Just as ML could identify skin patterns, so it could work with words. ML could look at a set of annotated texts (e.g., texts for which we know and "teach" the algorithm who was the author) and then use that knowledge to predict whether a new text was written by a specific author. For example, Julia Silge, one of the creators of the Tidyverse, used ML to predict whether lines from books were from Jane Austen's Pride and Prejudice or from H. G. Wells's War of the Worlds. See her analysis, that served as a basis for this blog post here.
There are several factors that play an advantage in Silge's analysis: First, the texts she is using, while not huge compare to other ML projects, are nevertheless rather long, as she looked at full books. Second, the authors she was examining, and the specific pieces she chose, are pretty different from each other - one is a romantic novel about emotional development, the other a science fiction tale about the destruction of earth. One would expect these two to use very different vocabularies.
As a first step, I downloaded the lyrics to 15 Beatles albums (all albums + the compilation of mostly unpublished in albums singles, "1"), and 23 studio albums by the Rolling Stones, using R's package geniusR. I save the lyrics split into individual lines in a Tidy format.
After preparing the data for machine learning (including removing stopwords and creating training and test data sets, among other things), I used a Generalized Linear Model via penalized maximum likelihood model (glmnet package in R).
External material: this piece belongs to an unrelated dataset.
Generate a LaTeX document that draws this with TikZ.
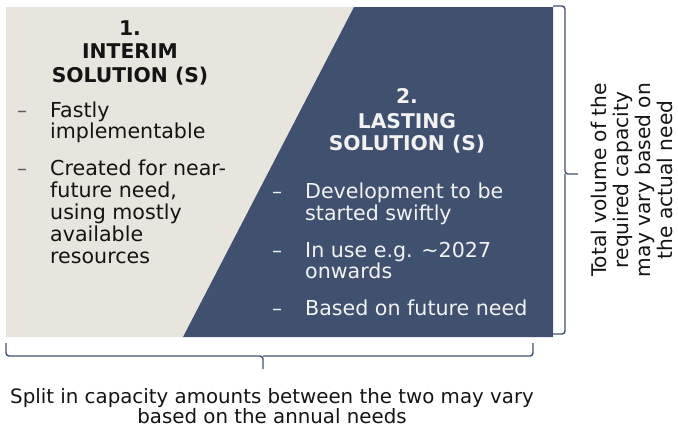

As this little analysis is just for fun, I will not go into the technical details and to the code itself, but just say that the model did pretty well in identifying Rolling Stones songs (actually - lines from songs), and not so well with Beatles songs. Out of the 2083 song lines from the Rolling Stones, 1762 were predicted to be Stones songs (84.5%). But for the Beatles, only 960 out of 1641 lines were correctly attributed to the Fab Four (58.5%).
Here are the words with the strongest coefficients for each band. Top blue words make it very likely that the song came from the Stones. Red lines strongly predict Beatles:
Here are a few examples for Beatles lines that were misclassified as Rolling Stones songs: "Cause I couldn't really stand it", "Well, the Ukraine girls really knock me out". Here are a few Stones songs misclassified as Beatles songs: "Why do you hide, why do you hide your love?", "She was born in an arctic zone", "Yeah, and he said one word to me, and that was death" (why, on earth would that be a Bealtes song?).
A few comments on the analysis and on why it should be taken too seriously:
1) the corpus is very small compared to what you would want for a machine learning task
2) the comparison is between two English bands that worked in about the same scene at around the same time - Of course, the Stones approached somewhat different and more rebellious audience, but still, they shared more cultural similarities than differences
3) The Beatles, and to a lesser degree the Stones split the art of writing between their members. The model here assumes that Paul McCartney, John Lennon, George Harrison, and Ringo Starr all use the same language... This is unlikely. The same applies to the Stones.
But again, the point here was to just have some fun... and for that purpose - the model seems to do well enough...